I try to extract "THIS IS MY TEXT" from the following HTML:
<html>
<body>
<table>
<td class="MYCLASS">
<!-- a comment -->
<a hef="xy">Text</a>
<p>something</p>
THIS IS MY TEXT
<p>something else</p>
</br>
</td>
</table>
</body>
</html>
I tried it this way:
soup = BeautifulSoup(html)
for hit in soup.findAll(attrs={'class' : 'MYCLASS'}):
print hit.text
But I get all the text between all nested Tags plus the comment.
Can anyone help me to just get "THIS IS MY TEXT" out of this?
Learn more about how to navigate through the parse tree in BeautifulSoup
. Parse tree has got tags
and NavigableStrings
(as THIS IS A TEXT).
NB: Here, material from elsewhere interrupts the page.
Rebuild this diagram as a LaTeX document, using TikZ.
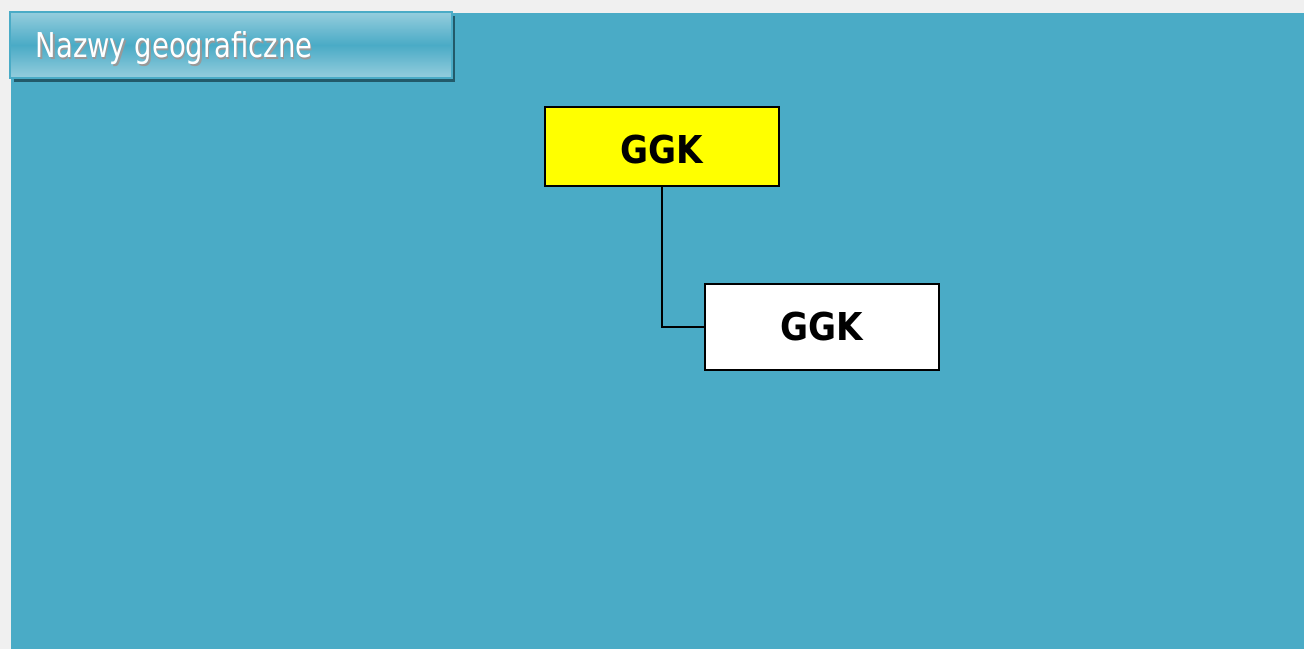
\documentclass[tikz,border=0pt]{standalone}
\usepackage{fontspec}
\setmainfont{DejaVu Sans}
\newfontfamily\tabfont[FakeStretch=0.80]{DejaVu Sans}
\newfontfamily\boxfont[FakeStretch=0.89]{DejaVu Sans}
\usepackage{tikz}
\usetikzlibrary{positioning}
\definecolor{pagegray}{HTML}{F0F0F0}
\definecolor{panelblue}{HTML}{4AABC6}
\definecolor{tablight}{HTML}{95CDDD}
\definecolor{tabshadow}{HTML}{225A6A}
\definecolor{ggkyellow}{HTML}{FFFF00}
\tikzset{
  orgbox/.style={draw=black,line width=1.5pt,minimum width=234*0.75pt,text=black,font=\boxfont\fontsize{28.8}{32}\selectfont\bfseries},
  tabtext/.style={anchor=base west,font=\tabfont\fontsize{25.7}{30}\selectfont},
  link/.style={draw=black,line width=1.5pt}
}
\begin{document}
\begin{tikzpicture}[x=0.75pt,y=-0.75pt]
    % background and panel
        \fill[pagegray] (0,0) rectangle (1304,649);
        \fill[panelblue] (11,13) rectangle (1304,649);
        \useasboundingbox (0,0) rectangle (1304,649);

    % title tab
        \fill[tabshadow] (14,16) rectangle (455,82);
        \shade[top color=tablight,bottom color=tablight,middle color=panelblue,draw=panelblue,line width=1.5pt] (10,12) rectangle (452,78);
        \node[tabtext,text=black!40] at (32.5,59.5) {Nazwy geograficzne};
        \node[tabtext,text=white] (title) at (31,58) {Nazwy geograficzne};

    % the two boxes
        \node[orgbox,fill=ggkyellow,minimum height=79*0.75pt,text height=26.25pt,text depth=0pt] (ggk1) at (662,146.5) {GGK};
        \node[orgbox,fill=white,minimum height=86*0.75pt] (ggk2) at (822,327) {GGK};

    % connect them
        \draw[link] (ggk1.south) |- (ggk2.west);
\end{tikzpicture}
\end{document}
An example
from BeautifulSoup import BeautifulSoup
doc = ['<html><head><title>Page title</title></head>',
'<body><p id="firstpara" align="center">This is paragraph <b>one</b>.',
'<p id="secondpara" align="blah">This is paragraph <b>two</b>.',
'</html>']
soup = BeautifulSoup(''.join(doc))
print soup.prettify()
# <html>
# <head>
# <title>
# Page title
# </title>
# </head>
# <body>
# <p id="firstpara" align="center">
# This is paragraph
# <b>
# one
# </b>
# .
# </p>
# <p id="secondpara" align="blah">
# This is paragraph
# <b>
# two
# </b>
# .
# </p>
# </body>
# </html>
To move down the parse tree you have contents
and string
.
contents is an ordered list of the Tag and NavigableString objects contained within a page element
if a tag has only one child node, and that child node is a string, the child node is made available as tag.string, as well as tag.contents[0]
For the above, that is to say you can get
soup.b.string
# u'one'
soup.b.contents[0]
# u'one'
For several children nodes, you can have for instance
pTag = soup.p
pTag.contents
# [u'This is paragraph ', <b>one</b>, u'.']
so here you may play with contents
and get contents at the index you want.